### Written instruction
Pick out every line in the data below that holds "chart".

### Given data
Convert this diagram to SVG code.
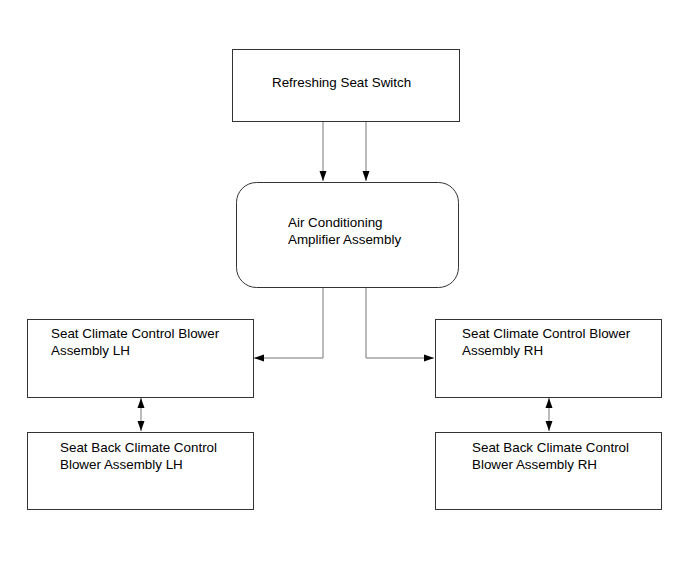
---
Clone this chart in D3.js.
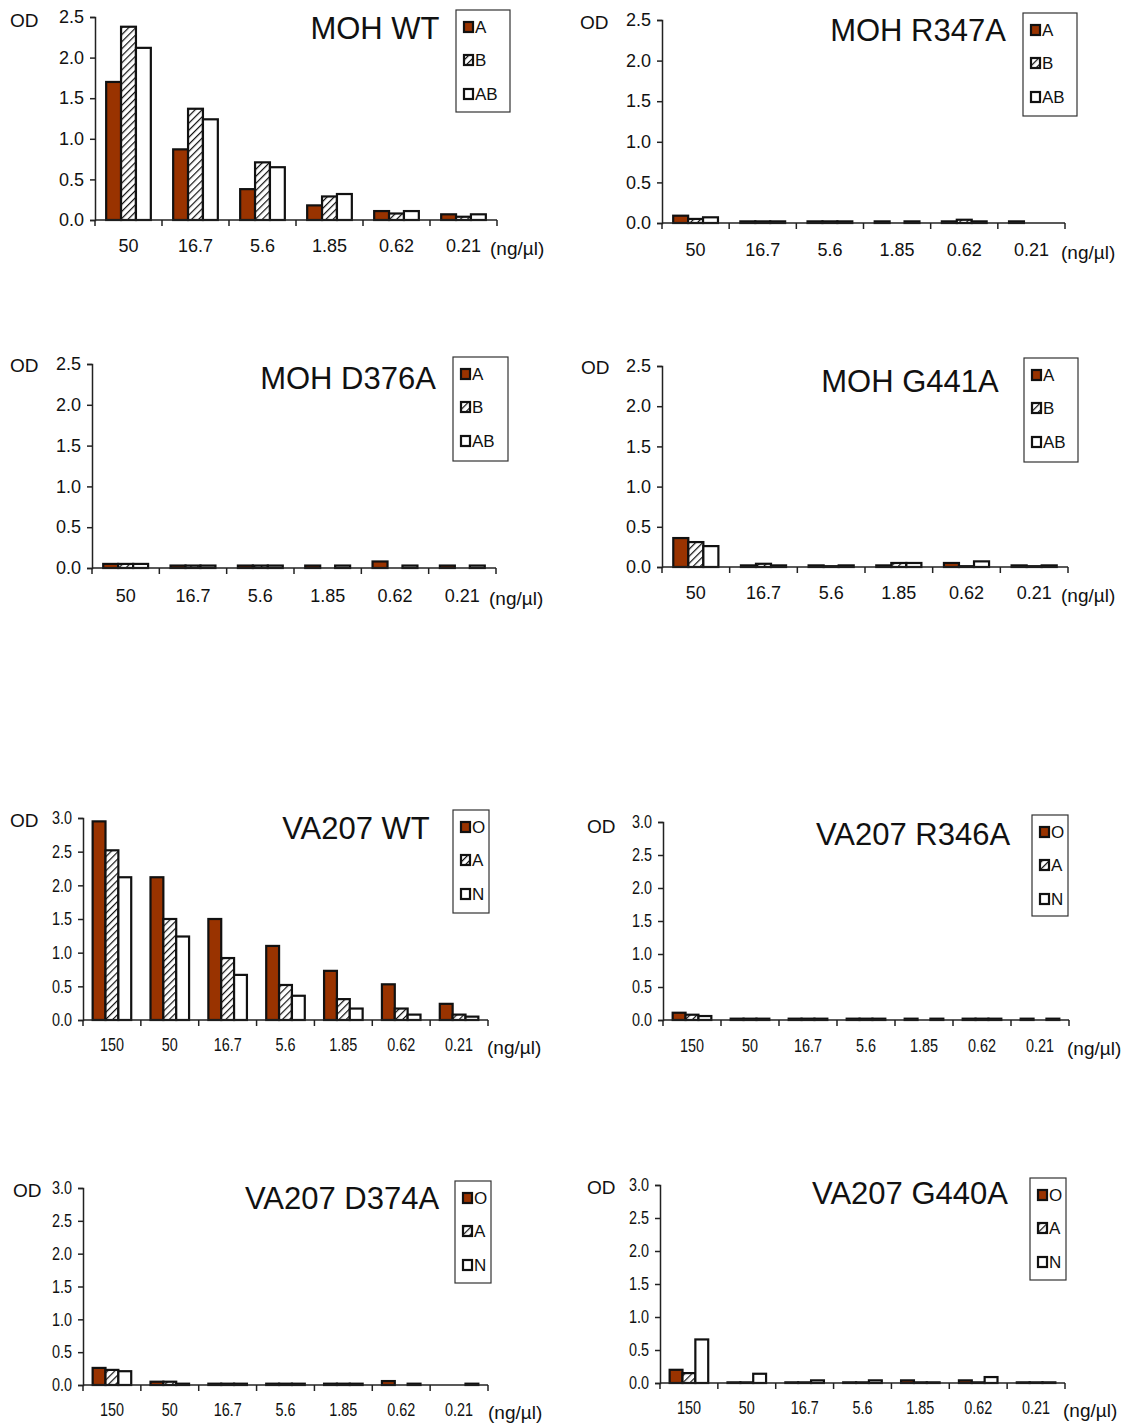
==
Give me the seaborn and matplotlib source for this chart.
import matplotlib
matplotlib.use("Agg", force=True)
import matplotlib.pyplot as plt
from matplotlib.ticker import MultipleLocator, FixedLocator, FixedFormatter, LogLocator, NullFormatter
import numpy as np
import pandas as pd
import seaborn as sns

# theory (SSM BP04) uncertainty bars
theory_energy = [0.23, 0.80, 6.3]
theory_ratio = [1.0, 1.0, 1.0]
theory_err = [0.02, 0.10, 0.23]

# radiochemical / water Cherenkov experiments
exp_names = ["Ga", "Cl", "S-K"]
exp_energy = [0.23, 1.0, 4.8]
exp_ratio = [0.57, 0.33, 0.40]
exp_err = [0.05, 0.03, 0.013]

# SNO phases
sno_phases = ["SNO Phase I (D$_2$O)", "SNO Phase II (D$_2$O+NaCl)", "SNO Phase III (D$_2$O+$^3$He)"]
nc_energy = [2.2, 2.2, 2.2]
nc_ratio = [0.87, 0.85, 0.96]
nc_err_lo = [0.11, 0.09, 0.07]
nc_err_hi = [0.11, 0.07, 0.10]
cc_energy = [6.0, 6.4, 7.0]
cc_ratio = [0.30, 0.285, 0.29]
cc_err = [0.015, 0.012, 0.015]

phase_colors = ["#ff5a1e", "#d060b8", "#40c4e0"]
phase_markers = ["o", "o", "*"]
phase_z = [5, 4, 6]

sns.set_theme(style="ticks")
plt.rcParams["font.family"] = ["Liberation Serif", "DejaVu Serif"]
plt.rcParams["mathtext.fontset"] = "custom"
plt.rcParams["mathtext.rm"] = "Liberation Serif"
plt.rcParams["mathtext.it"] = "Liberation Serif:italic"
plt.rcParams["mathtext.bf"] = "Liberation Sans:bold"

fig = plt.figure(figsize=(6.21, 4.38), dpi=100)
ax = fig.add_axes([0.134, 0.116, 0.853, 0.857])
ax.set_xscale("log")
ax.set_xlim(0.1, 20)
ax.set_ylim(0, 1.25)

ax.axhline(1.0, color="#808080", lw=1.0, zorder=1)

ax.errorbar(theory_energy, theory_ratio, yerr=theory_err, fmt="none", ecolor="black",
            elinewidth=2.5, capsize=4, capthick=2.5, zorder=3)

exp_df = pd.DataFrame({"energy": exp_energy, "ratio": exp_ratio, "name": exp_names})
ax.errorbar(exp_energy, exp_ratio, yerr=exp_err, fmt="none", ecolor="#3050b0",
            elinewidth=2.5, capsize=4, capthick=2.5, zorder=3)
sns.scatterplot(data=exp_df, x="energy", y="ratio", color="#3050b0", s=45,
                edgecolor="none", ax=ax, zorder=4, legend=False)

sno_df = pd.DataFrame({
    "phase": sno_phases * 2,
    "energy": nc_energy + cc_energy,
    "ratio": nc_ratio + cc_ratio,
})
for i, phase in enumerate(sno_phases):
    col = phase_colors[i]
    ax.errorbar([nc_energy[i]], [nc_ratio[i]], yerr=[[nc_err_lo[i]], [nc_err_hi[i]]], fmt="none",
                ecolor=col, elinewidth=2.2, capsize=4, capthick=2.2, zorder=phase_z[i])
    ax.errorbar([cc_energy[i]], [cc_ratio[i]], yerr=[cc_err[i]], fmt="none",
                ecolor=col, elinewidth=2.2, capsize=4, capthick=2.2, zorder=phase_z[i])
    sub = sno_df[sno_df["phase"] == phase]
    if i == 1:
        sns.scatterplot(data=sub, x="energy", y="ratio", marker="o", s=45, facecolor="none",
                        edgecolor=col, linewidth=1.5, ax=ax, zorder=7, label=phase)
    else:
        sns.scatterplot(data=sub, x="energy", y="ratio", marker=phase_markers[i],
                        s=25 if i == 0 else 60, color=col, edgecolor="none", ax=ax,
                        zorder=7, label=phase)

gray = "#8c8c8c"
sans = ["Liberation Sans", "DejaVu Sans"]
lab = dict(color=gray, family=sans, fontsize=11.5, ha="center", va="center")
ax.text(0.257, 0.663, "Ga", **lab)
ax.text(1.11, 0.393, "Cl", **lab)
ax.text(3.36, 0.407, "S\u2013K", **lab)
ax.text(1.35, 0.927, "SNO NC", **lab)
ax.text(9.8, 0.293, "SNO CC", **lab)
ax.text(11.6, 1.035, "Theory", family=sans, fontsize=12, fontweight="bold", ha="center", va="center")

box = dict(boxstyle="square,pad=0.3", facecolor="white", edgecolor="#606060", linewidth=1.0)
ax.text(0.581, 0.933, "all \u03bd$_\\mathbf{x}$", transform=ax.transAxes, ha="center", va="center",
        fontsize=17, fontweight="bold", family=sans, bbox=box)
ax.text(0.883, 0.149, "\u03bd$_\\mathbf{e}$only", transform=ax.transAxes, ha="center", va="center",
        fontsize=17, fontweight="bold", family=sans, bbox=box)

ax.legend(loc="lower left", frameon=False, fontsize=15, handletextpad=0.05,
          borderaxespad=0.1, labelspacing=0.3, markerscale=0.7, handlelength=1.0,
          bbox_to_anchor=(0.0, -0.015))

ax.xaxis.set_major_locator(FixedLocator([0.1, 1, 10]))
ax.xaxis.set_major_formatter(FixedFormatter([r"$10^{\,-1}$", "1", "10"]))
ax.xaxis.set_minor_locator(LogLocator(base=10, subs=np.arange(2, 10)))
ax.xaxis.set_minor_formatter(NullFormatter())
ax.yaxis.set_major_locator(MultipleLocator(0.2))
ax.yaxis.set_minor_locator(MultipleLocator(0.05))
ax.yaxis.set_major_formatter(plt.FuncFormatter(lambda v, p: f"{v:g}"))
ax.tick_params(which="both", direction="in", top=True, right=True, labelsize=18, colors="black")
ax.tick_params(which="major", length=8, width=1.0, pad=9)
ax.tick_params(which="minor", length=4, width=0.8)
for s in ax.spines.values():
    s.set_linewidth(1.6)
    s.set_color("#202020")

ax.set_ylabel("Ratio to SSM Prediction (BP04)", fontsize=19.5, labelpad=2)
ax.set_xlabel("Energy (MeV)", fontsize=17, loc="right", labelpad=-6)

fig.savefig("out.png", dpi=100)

### Written solution
Clone this chart in D3.js.
Give me the seaborn and matplotlib source for this chart.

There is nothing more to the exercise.